Photo by Daian Gan Pexels

Author's note: what color is nothing? was the prompt that led me to this rabbit hole. I'm not sure what I want to do with this. I am thinking I would like to know what unexpected lessons others have learned about themselves through teachers. I feel like the dumb girly is a different piece or I need to weave it better into the end in order to justify the space I give to the dumb girly thing. 


In 7th grade art class, Ms. Glazer taught us about mixing water colors, the color wheel and the potential of water. She also told me that I was not an artist. It stopped my random doodling on the margins of my Holly Hobbie journal. It made me hesitant when I had to take industrial arts in 8th grade because we had to design a t-shirt for silk screening. How do I design on silkscreen when I have lost the ability to art? 

Despite my lack of talent in art, I did remember that black can represent the presence of all colors. White is colorless. But at the end of the semester, what I really learned is that unlike black and white, when you try to mix any of the colors that you are not supposed to mix, you get poop brown. Brown like the mud pies I used to make under my grandfather's mango trees. Poop brown me. 

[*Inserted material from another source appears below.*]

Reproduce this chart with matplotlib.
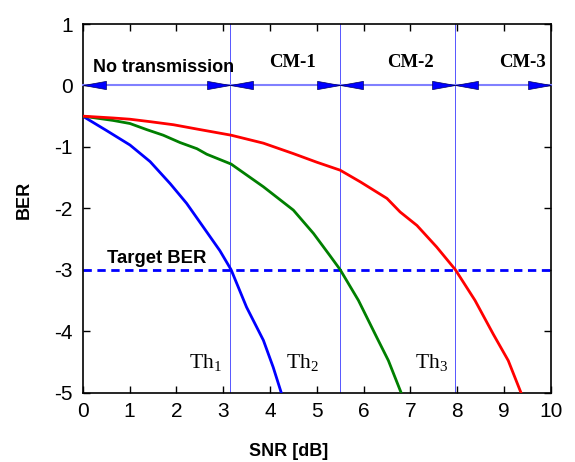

In my 9th grade news writing class, Mr. Bass talked about black ink as one of the colors needed to create other colors, so in printing, black is crucial and necessary.  Mr. Bass was my only African American teacher. He taught my law class in high school, made up of mostly boys and three of us girls. He would be talking about a brief and questioning us as he shuffled back and forth alongside our rows. Whenever he called one of us girls he would say, "come on dumb girly, show them what you got." His class made me wake up extra early to prepare for his class so that I would not be a dumb girly, but every day, he would greet me at the door with hey dumb girly! I learned about oxymorons from Mr. Bass like necessary blackness and powerful dumb girlies.

But in physics with Mr. Bailey, he taught us that in the light spectrum, black is the absence of color while white is the presence of all colors, a result of the scattering and reflection of the full light spectrum. That knowledge did not help me in physics. I could not figure out  how to make the math of physics as magic as light spectrum rainbow refractions in my brain. 

What Mr. Bailey did was to help me see that I am an artist on white paper that holds the endless "full light spectrum" of possibilities for words and word play that is art. From Ms. Glazer I learned about being specifically descriptive about color. Is the ripe mango on my grandfather's tree orange, no it's more than just orange, but a dusting of cinnabar to make it more earthy and I get vermillion. The specific words and the intentions of a well chosen word put on the white paper was my own way to paint through joy and loss, laughter and angst. From Mr. Bass I learned that this kind of art is in black print. I do not need to play with fonts or write in gel colored pens. The words itself make up the art. The black ink makes it permanent and is a nice interplay with intentional white spaces that take as much planning and breath control as the words. That too is the ability to art.